Elections are run at the state level, so it's not like Trump can direct state agencies to stop counting mail-in ballots. That said, the fact that elections are run at the state level, and the fact that only a handful of swing states matter means it only takes a few pliant election officials to change the outcome of the election. eg. if Georgia's governor caved in 2020.

throw0101a · 53m ago
> Elections are run at the state level, so it's not like Trump can direct state agencies to stop counting mail-in ballots.

Trump asked Texas to redistrict that they were all for it.

gruez · 41m ago
That's mentioned in the second part of my comment:

>it only takes a few pliant election officials to change the outcome of the election. eg. if Georgia's governor caved in 2020.

dangus · 1h ago
Not really true.

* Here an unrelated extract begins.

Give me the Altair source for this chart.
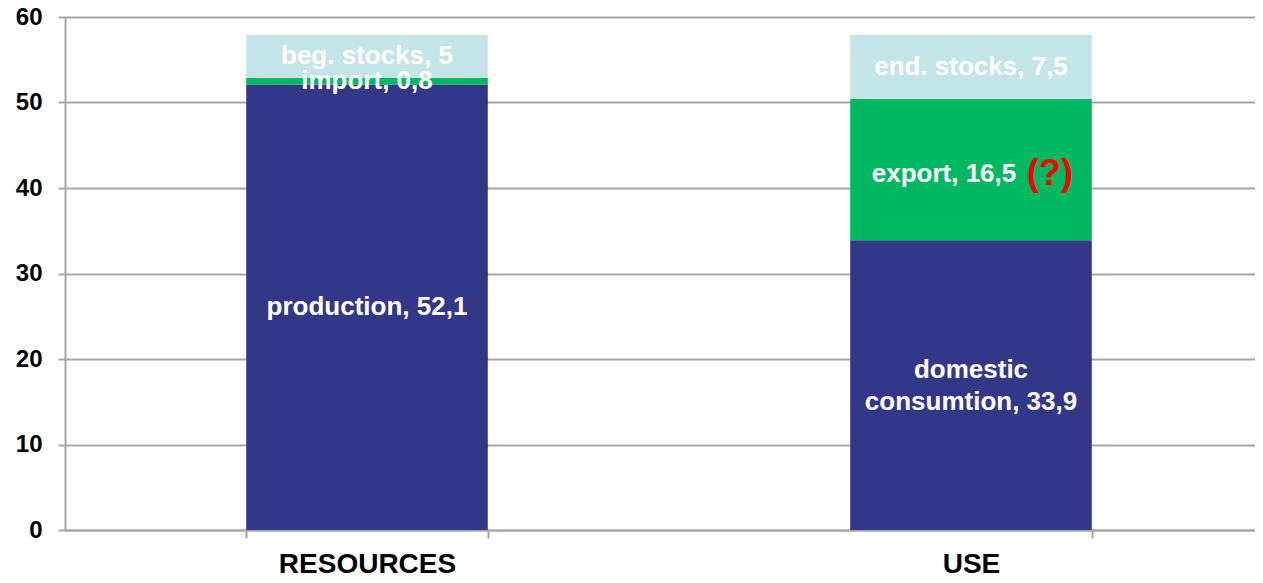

In this case he doesn’t have the power to do it because the federal government doesn’t operate elections. He has no lever to pull.

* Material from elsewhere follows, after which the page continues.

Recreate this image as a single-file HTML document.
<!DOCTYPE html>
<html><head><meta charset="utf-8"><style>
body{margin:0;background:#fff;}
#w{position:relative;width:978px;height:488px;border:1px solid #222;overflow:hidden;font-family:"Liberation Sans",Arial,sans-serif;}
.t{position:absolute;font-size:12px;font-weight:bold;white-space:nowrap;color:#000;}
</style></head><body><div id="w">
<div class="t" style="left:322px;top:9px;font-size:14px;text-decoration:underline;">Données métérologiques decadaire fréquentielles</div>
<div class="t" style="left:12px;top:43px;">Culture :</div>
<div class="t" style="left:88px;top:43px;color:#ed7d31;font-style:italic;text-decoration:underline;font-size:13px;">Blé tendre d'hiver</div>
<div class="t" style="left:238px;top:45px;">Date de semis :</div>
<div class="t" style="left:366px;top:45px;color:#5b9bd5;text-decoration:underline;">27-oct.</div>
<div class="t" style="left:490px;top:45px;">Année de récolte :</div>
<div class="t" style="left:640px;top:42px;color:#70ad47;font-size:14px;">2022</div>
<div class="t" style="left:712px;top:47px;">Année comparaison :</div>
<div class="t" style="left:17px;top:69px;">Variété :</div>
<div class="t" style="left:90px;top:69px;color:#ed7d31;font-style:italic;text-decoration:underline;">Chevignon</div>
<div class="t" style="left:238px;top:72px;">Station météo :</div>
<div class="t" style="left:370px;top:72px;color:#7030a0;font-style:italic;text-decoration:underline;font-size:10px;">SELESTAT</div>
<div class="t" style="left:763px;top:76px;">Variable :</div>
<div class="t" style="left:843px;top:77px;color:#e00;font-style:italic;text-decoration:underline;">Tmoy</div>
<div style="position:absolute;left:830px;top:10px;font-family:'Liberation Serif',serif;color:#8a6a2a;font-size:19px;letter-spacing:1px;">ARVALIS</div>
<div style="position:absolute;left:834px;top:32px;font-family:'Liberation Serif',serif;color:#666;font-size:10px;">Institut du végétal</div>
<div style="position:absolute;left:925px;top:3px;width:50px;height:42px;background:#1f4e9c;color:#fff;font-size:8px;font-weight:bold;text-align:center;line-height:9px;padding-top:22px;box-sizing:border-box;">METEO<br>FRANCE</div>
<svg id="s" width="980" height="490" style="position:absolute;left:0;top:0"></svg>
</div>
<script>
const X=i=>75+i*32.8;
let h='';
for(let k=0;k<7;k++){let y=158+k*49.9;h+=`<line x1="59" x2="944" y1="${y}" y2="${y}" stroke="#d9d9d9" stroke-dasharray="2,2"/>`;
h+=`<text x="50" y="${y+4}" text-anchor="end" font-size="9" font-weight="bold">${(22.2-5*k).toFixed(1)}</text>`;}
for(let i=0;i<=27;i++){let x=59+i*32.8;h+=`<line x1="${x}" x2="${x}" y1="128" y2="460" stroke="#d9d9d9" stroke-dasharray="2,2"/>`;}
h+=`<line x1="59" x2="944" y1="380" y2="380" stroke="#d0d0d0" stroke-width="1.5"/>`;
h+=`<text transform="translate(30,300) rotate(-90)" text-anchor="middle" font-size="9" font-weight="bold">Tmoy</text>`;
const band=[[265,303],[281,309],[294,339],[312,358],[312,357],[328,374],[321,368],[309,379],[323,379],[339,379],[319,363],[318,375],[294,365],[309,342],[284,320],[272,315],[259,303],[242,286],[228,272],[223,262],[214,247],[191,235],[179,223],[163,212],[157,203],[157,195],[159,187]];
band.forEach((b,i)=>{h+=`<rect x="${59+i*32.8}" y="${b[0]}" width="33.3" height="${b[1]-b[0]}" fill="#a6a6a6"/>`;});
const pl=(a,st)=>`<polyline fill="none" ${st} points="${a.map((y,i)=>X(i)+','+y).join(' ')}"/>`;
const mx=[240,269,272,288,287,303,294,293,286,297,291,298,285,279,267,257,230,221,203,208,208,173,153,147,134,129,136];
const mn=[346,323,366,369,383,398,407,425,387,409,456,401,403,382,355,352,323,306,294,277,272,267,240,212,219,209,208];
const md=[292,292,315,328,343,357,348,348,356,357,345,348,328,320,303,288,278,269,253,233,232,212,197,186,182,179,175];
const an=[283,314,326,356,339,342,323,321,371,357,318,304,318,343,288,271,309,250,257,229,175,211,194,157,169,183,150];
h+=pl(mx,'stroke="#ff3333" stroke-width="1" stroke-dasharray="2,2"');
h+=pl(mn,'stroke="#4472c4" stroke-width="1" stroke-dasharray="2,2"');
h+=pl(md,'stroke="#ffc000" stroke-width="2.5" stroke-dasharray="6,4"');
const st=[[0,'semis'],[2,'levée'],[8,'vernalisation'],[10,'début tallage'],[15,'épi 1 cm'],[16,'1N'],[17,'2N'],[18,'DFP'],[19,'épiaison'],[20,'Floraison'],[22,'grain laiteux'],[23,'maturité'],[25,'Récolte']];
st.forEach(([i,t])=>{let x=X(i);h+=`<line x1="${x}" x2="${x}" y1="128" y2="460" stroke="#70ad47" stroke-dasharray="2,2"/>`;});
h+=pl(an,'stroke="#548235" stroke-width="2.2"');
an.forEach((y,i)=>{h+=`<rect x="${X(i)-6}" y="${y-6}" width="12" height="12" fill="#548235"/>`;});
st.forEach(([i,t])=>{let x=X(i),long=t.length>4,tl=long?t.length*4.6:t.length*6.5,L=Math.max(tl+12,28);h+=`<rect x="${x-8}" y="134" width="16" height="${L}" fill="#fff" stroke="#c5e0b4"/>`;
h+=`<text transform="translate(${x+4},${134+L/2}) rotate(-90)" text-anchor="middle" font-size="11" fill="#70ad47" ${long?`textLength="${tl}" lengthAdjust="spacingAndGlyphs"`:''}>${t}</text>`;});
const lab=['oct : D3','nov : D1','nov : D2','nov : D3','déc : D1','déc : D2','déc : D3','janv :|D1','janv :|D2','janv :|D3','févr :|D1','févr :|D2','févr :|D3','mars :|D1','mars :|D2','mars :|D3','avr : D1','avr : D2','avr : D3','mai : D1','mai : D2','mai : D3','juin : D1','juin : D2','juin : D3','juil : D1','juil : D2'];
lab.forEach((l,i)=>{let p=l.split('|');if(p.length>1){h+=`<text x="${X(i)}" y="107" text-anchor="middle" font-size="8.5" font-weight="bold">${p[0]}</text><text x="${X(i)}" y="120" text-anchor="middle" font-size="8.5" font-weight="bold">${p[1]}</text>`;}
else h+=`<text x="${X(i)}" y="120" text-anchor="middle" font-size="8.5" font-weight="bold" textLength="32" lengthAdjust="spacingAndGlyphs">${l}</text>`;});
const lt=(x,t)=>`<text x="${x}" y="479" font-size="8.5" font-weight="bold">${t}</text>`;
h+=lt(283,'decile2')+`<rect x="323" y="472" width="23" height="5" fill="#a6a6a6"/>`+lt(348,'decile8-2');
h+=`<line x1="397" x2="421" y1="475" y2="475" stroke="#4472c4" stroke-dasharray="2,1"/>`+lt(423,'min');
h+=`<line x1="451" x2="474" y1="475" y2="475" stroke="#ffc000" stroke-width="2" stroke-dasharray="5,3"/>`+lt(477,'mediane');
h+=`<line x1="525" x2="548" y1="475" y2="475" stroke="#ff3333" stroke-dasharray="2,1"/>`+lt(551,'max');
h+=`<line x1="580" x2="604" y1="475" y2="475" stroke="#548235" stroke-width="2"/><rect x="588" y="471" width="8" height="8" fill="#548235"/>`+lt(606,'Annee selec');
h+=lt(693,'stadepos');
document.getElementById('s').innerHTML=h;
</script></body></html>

At most he can convince some friendly state legislatures to ban mail-in voting, but even that may not be an automatic process (e.g., maybe some states have requirements to change the constitutional or put the item up on a ballot measure).

Every Trump policy to this point has involved some kind of lever that the executive branch has had power over: tariffs, national guard deployments, and even in the case of ICE enforcement, Trump had to go to Congress to appropriate additional funding to make that viable long-term.

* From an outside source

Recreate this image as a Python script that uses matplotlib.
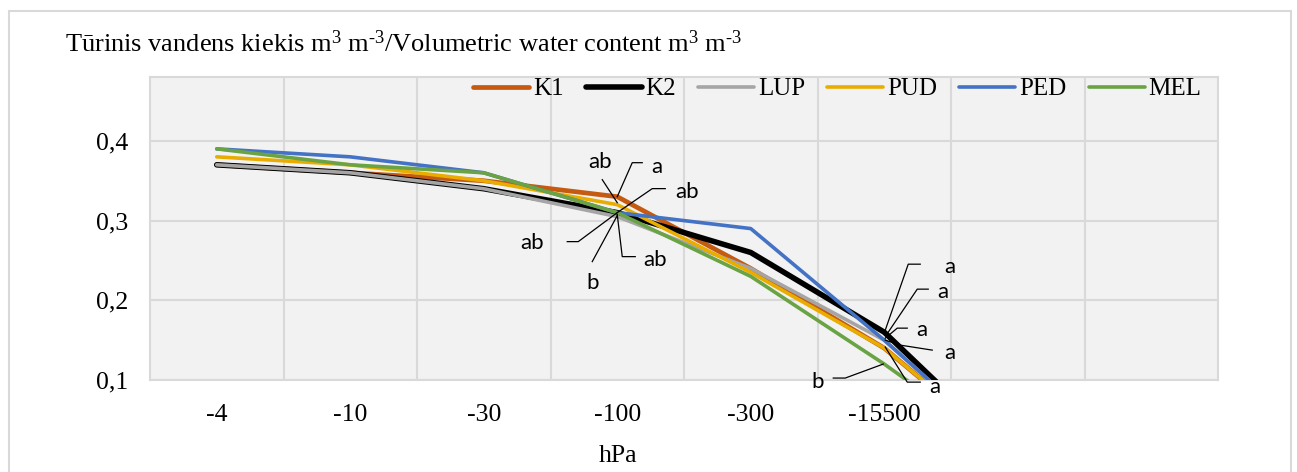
import matplotlib
matplotlib.use("Agg")
import matplotlib.pyplot as plt
from matplotlib.patches import Rectangle

# ---------------------------------------------------------------------------
# data
# ---------------------------------------------------------------------------
categories = ['-4', '-10', '-30', '-100', '-300', '-15500', '', '']
series_names = ['K1', 'K2', 'LUP', 'PUD', 'PED', 'MEL']

k1 = [0.37, 0.36, 0.35, 0.33, 0.24, 0.14, 0.0]
k2 = [0.37, 0.36, 0.34, 0.31, 0.26, 0.16, 0.0]
lup = [0.37, 0.36, 0.34, 0.305, 0.24, 0.15, 0.0]
pud = [0.38, 0.37, 0.35, 0.32, 0.235, 0.14, 0.0]
ped = [0.39, 0.38, 0.36, 0.31, 0.29, 0.15, 0.0]
mel = [0.39, 0.37, 0.36, 0.31, 0.23, 0.12, 0.0]

y_ticks = [0.1, 0.2, 0.3, 0.4]
y_tick_labels = ['0,1', '0,2', '0,3', '0,4']

# significance letters at -100 hPa and -15500 hPa
letters_100 = {'K1': 'a', 'K2': 'ab', 'LUP': 'b', 'PUD': 'ab', 'PED': 'ab', 'MEL': 'ab'}
letters_15500 = {'K1': 'a', 'K2': 'a', 'LUP': 'a', 'PUD': 'a', 'PED': 'a', 'MEL': 'b'}

# ---------------------------------------------------------------------------
# styling / layout
# ---------------------------------------------------------------------------
W, H, DPI = 1297, 472, 100
colors = {'K1': '#C55A11', 'K2': '#000000', 'LUP': '#A5A5A5',
          'PUD': '#E8AD00', 'PED': '#4472C4', 'MEL': '#6AA343'}
widths = {'K1': 3.4, 'K2': 4.0, 'LUP': 2.6, 'PUD': 2.6, 'PED': 2.6, 'MEL': 2.6}
grid_c = '#D9D9D9'

# label placement: text offset and leader vertices, in pixels relative to
# the data point (image coordinates, y pointing down)
label_layout_100 = {
    'K1':  ((40, -30), [(25, -34), (15, -34), (0, 0)]),
    'PUD': ((-17, -43), [(-15, -25), (0, -2)]),
    'PED': ((70, -21), [(48, -24), (35, -24), (0, 0)]),
    'K2':  ((-85, 30), [(-50, 29), (-39, 29), (0, 0)]),
    'MEL': ((38, 47), [(18, 44), (5, 44), (0, 2)]),
    'LUP': ((-25, 66), [(-25, 45), (0, -1)]),
}
label_layout_15500 = {
    'K2':  ((66, -65), [(36, -68), (24, -68), (1, -2)]),
    'PED': ((59, -48), [(44, -51), (33, -51), (4, -8)]),
    'LUP': ((38, -10), [(23, -12), (13, -12), (1, -2)]),
    'K1':  ((66, 5), [(48, 2), (16, -3), (1, -8)]),
    'MEL': ((-67, 18), [(-51, 14), (-39, 14), (-1, 0)]),
    'PUD': ((51, 39), [(36, 34), (23, 34), (1, -1)]),
}

plt.rcParams['font.family'] = ['Liberation Serif', 'DejaVu Serif']
plt.rcParams['mathtext.fontset'] = 'custom'
plt.rcParams['mathtext.rm'] = 'Liberation Serif'
plt.rcParams['mathtext.it'] = 'Liberation Serif:italic'

fig = plt.figure(figsize=(W / DPI, H / DPI), dpi=DPI)
fig.patch.set_facecolor('white')

# chart area border
fig.add_artist(Rectangle((9 / W, -0.05), (1291 - 9) / W, 1.05 - 11 / H,
                         transform=fig.transFigure, fill=False,
                         edgecolor=grid_c, linewidth=1.5))

# plot area
left, right, top, bottom = 150, 1218, 77, 380
ax = fig.add_axes([left / W, 1 - bottom / H, (right - left) / W, (bottom - top) / H])
ax.set_facecolor('#F2F2F2')

ymin = 0.1
ymax = 0.1 + 0.1 * (bottom - top) / 79.7
ax.set_xlim(-0.5, len(categories) - 0.5)
ax.set_ylim(ymin, ymax)

data = dict(zip(series_names, [k1, k2, lup, pud, ped, mel]))
x = list(range(len(k1)))
for name in series_names:
    ax.plot(x, data[name], color=colors[name], lw=widths[name], label=name,
            solid_capstyle='round', solid_joinstyle='round', zorder=3)

# grid
ax.set_xticks(range(len(categories)))
ax.set_xticklabels(categories, fontsize=18.5)
ax.set_xticks([i + 0.5 for i in range(len(categories) - 1)], minor=True)
ax.set_yticks(y_ticks)
ax.set_yticklabels(y_tick_labels, fontsize=18.5)
ax.grid(True, which='minor', axis='x', color=grid_c, lw=1.5, zorder=0)
ax.grid(True, which='major', axis='y', color=grid_c, lw=1.5, zorder=0)
ax.tick_params(which='both', length=0)
ax.tick_params(axis='x', pad=17)
ax.tick_params(axis='y', pad=16)
for s in ax.spines.values():
    s.set_color(grid_c)
    s.set_linewidth(1.5)

ax.set_xlabel('hPa', fontsize=18.5)
ax.xaxis.set_label_coords((618 - left) / (right - left), -(456 - bottom) / (bottom - top))
ax.xaxis.label.set_va('center')

# title
fig.text(65 / W, 1 - 44 / H,
         r'Tūrinis vandens kiekis $\mathrm{m}^{3}$ $\mathrm{m}^{\text{-3}}$/Volumetric water content '
         r'$\mathrm{m}^{3}$ $\mathrm{m}^{\text{-3}}$',
         fontsize=19, va='center', ha='left')

# legend
ax.legend(loc='center left', bbox_to_anchor=(473 / W, 1 - 89 / H),
          bbox_transform=fig.transFigure, ncol=6, frameon=False, fontsize=18,
          borderpad=0, borderaxespad=0, handlelength=2.24, handletextpad=0.16,
          columnspacing=0.88)

# significance letters with leader lines
ppx = (right - left) / (len(categories))
ppy = (bottom - top) / (ymax - ymin)


def put_labels(idx, letters, layout):
    for name, (txt_off, leader) in layout.items():
        x0, y0 = idx, data[name][idx]
        xs = [x0 + dx / ppx for dx, dy in leader]
        ys = [y0 - dy / ppy for dx, dy in leader]
        ax.plot(xs, ys, color='black', lw=0.9, zorder=5, clip_on=False)
        ax.text(x0 + txt_off[0] / ppx, y0 - txt_off[1] / ppy, letters[name],
                family=['Lato', 'DejaVu Sans'], fontsize=16, color='black',
                ha='center', va='center', zorder=6, clip_on=False)


put_labels(categories.index('-100'), letters_100, label_layout_100)
put_labels(categories.index('-15500'), letters_15500, label_layout_15500)

fig.savefig('out.png', dpi=DPI)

As an aside, I’m not personally too worried about the mail in voting as a hot button issue. I don’t think Republicans will touch it significantly because they need turnout, too, and they need it from key demographics that use absentee ballots like older voters and military members.

Some research seems to show that mail-in voting doesn’t really benefit a specific party.

https://www.dw.com/en/us-election-mail-in-voting-biden-trump...

imglorp · 1h ago
It's his standard procedure over and over again; works great for him.

Talk it up. If it keeps him in the headlines, great.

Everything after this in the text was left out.